Consider the effect of an update on $\mathbf{w}^\top \mathbf{w}$:
$$
(\mathbf{w} + y\mathbf{x})^\top (\mathbf{w} + y\mathbf{x}) = \mathbf{w}^\top \mathbf{w} + \underbrace{2y(\mathbf{w}^\top\mathbf{x})}_{<0} + \underbrace{y^2(\mathbf{x}^\top \mathbf{x})}_{0\leq \ \ \leq 1} \le \mathbf{w}^\top \mathbf{w} + 1
$$
The inequality follows from the fact that
$2y(\mathbf{w}^\top \mathbf{x}) < 0$ as we had to make an update, meaning $\mathbf{x}$ was misclassified
$0\leq y^2(\mathbf{x}^\top \mathbf{x}) \le 1$ as $y^2 = 1$ and all $\mathbf{x}^\top \mathbf{x}\leq 1$ (because $\|\mathbf x\|\leq 1$).
This means that for each update, $\mathbf{w}^\top \mathbf{w}$ grows by at most 1.
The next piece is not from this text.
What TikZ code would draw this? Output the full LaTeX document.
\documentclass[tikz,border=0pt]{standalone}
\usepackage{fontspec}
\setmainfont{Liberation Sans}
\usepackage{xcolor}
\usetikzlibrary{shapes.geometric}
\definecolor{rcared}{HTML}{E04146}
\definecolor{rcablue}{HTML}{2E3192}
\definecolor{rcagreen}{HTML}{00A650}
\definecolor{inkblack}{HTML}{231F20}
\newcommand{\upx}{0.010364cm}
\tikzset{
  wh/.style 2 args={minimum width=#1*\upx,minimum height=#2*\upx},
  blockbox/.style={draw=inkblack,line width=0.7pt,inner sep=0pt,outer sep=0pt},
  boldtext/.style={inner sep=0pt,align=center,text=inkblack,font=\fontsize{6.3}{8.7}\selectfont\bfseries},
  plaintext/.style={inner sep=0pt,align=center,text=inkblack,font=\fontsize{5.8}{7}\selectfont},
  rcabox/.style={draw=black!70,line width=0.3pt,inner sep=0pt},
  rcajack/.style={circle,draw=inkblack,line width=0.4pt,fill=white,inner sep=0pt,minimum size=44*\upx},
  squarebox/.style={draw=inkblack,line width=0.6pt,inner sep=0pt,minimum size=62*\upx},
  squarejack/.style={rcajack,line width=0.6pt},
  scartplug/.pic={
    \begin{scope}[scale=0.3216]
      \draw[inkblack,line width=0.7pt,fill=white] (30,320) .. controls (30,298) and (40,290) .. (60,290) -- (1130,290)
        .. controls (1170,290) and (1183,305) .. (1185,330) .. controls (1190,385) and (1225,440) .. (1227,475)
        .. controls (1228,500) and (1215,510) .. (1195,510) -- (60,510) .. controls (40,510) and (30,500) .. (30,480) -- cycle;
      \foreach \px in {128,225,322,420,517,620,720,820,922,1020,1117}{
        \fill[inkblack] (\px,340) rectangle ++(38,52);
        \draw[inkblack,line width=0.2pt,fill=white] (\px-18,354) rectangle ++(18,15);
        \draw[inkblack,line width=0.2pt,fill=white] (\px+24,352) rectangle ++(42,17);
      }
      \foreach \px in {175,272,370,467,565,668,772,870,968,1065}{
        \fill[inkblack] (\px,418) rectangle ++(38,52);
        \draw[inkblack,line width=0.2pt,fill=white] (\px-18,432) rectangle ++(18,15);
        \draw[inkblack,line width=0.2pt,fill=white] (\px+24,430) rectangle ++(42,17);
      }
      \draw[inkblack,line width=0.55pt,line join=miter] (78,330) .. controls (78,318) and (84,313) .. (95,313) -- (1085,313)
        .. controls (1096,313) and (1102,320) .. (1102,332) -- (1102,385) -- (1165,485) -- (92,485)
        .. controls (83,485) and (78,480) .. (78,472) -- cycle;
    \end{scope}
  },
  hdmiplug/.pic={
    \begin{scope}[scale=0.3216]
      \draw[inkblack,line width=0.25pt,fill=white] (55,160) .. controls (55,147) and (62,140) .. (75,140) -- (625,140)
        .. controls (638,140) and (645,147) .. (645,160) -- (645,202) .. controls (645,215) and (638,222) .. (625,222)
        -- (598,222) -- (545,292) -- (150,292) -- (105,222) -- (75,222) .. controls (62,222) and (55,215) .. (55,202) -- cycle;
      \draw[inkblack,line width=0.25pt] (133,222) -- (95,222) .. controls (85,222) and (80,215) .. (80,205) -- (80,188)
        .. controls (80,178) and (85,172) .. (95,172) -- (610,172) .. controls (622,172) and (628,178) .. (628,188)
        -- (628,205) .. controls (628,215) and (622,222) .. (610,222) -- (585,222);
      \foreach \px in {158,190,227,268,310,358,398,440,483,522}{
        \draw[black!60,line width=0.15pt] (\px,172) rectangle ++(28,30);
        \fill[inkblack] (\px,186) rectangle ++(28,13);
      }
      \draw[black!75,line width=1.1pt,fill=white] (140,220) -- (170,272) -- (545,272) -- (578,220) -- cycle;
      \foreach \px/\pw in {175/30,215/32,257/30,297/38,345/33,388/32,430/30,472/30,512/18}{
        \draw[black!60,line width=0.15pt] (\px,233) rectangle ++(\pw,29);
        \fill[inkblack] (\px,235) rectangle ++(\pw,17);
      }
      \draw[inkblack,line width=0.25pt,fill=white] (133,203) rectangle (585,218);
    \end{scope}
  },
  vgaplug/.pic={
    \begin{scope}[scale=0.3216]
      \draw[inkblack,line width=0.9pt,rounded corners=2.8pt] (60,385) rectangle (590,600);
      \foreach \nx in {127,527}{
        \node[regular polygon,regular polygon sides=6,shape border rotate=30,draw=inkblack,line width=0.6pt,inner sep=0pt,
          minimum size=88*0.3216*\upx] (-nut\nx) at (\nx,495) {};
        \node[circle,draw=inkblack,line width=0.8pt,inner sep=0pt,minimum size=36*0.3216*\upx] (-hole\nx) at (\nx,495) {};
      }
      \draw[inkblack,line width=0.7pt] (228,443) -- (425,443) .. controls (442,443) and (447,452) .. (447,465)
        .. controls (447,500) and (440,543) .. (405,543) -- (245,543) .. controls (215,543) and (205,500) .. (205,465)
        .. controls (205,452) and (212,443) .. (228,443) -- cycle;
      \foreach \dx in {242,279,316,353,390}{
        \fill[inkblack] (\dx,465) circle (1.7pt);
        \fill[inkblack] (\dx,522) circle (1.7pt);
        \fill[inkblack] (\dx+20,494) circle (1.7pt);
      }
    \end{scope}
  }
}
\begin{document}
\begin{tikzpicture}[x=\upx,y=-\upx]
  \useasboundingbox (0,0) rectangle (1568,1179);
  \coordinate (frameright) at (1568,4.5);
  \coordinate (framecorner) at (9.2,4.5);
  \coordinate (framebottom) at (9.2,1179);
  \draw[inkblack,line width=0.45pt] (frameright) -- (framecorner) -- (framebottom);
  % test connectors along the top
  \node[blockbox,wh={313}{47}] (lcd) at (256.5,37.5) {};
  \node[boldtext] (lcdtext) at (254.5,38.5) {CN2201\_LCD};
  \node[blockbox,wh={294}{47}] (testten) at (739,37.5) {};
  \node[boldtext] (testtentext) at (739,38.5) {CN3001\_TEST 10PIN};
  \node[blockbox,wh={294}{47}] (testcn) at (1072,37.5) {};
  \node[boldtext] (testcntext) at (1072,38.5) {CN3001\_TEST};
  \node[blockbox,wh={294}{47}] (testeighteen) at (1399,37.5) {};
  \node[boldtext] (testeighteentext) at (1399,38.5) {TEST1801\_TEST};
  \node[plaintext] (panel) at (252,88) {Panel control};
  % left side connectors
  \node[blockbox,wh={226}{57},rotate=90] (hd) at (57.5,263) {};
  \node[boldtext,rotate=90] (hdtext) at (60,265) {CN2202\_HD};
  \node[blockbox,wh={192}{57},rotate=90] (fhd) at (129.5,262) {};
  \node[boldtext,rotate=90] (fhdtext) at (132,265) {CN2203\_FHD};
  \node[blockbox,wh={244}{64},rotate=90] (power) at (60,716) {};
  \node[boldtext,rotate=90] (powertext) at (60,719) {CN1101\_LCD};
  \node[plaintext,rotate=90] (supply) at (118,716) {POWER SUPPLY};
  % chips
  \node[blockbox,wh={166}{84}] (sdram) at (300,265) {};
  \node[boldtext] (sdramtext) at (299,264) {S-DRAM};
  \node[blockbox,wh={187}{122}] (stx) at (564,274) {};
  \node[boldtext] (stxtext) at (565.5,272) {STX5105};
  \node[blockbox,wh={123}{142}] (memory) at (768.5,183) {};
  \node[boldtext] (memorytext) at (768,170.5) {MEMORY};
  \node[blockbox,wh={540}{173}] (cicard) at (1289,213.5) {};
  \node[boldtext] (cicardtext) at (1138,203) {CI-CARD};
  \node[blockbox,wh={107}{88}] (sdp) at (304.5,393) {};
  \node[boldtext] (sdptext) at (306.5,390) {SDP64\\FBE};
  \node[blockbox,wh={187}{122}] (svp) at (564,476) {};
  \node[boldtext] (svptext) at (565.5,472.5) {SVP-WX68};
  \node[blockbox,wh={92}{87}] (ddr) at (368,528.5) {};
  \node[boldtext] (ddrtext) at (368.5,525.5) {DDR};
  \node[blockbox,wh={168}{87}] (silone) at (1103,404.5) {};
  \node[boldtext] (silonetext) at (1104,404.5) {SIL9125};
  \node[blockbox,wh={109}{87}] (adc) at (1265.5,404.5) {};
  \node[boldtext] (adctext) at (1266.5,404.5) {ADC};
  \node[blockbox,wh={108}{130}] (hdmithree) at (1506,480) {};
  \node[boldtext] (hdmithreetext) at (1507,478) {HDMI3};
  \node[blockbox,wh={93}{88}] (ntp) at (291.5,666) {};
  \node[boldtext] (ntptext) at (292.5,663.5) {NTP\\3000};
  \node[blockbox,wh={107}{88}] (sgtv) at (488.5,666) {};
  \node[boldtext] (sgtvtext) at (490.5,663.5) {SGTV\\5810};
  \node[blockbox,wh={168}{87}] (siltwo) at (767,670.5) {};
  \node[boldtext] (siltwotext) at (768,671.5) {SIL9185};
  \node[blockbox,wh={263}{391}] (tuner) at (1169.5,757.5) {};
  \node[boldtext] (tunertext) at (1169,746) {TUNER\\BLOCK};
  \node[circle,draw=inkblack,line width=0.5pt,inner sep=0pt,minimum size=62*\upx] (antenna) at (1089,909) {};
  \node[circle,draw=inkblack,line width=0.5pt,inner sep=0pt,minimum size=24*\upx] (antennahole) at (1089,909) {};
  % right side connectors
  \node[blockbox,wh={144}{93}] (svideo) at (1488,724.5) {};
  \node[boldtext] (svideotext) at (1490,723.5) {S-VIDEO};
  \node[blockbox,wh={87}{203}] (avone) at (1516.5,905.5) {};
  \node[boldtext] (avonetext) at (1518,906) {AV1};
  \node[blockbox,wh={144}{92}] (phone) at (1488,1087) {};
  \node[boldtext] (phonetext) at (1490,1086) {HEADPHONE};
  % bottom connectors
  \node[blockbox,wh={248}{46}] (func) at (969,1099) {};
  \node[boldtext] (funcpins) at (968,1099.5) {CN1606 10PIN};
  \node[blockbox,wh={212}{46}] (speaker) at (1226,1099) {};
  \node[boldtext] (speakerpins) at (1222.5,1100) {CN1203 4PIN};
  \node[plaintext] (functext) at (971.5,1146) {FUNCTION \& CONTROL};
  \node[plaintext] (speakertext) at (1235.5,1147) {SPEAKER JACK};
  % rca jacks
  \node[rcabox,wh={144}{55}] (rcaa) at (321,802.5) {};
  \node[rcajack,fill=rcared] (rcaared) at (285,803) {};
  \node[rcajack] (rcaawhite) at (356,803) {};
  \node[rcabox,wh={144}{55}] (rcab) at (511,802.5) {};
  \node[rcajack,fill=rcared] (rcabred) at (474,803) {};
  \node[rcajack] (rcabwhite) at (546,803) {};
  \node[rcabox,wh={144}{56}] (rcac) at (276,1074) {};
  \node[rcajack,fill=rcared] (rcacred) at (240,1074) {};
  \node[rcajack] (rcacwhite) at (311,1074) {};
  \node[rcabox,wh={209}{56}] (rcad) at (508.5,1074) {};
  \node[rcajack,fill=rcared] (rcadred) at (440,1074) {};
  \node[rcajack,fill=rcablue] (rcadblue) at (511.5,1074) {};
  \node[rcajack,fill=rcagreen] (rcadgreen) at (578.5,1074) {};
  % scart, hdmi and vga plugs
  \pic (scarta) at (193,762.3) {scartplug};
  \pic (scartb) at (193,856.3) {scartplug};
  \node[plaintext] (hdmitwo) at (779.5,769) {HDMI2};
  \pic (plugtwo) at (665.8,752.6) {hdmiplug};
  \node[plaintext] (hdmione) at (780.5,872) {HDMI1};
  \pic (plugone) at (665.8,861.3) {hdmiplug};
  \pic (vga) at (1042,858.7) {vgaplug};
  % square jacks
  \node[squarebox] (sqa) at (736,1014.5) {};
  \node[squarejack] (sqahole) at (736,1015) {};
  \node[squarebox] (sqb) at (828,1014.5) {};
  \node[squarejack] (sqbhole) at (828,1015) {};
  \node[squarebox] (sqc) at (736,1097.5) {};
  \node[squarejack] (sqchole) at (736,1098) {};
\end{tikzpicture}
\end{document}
Now we know that after $M$ updates the following two inequalities must hold:
(1) $\mathbf{w}^\top\mathbf{w}^*\geq M\gamma$
(2) $\mathbf{w}^\top \mathbf{w}\leq M$.
We can then complete the proof:
\begin{align}
M\gamma &\le \mathbf{w}^\top \mathbf{w}^* &&\text{By (1)} \\
&=\|\mathbf{w}\|\cos(\theta) && \text{by definition of inner-product, where $\theta$ is the angle between $\mathbf{w}$ and $\mathbf{w}^*$.}\\
&\leq ||\mathbf{w}|| &&\text{by definition of $\cos$, we must have $\cos(\theta)\leq 1$.} \\
&= \sqrt{\mathbf{w}^\top \mathbf{w}} && \text{by definition of $\|\mathbf{w}\|$} \\
&\le \sqrt{M} &&\text{By (2)} \\
& \textrm{ }\\
&\Rightarrow M\gamma \le \sqrt{M} \\
&\Rightarrow M^2\gamma^2 \le M \\
&\Rightarrow M \le \frac{1}{\gamma^2} && \text{And hence, the number of updates $M$ is bounded from above by a constant.}
\end{align}
Quiz: Given the theorem above, what can you say about the margin of a classifier (what is more desirable, a large margin or a small margin?) Can you characterize data sets for which the Perceptron algorithm will converge quickly? Draw an example.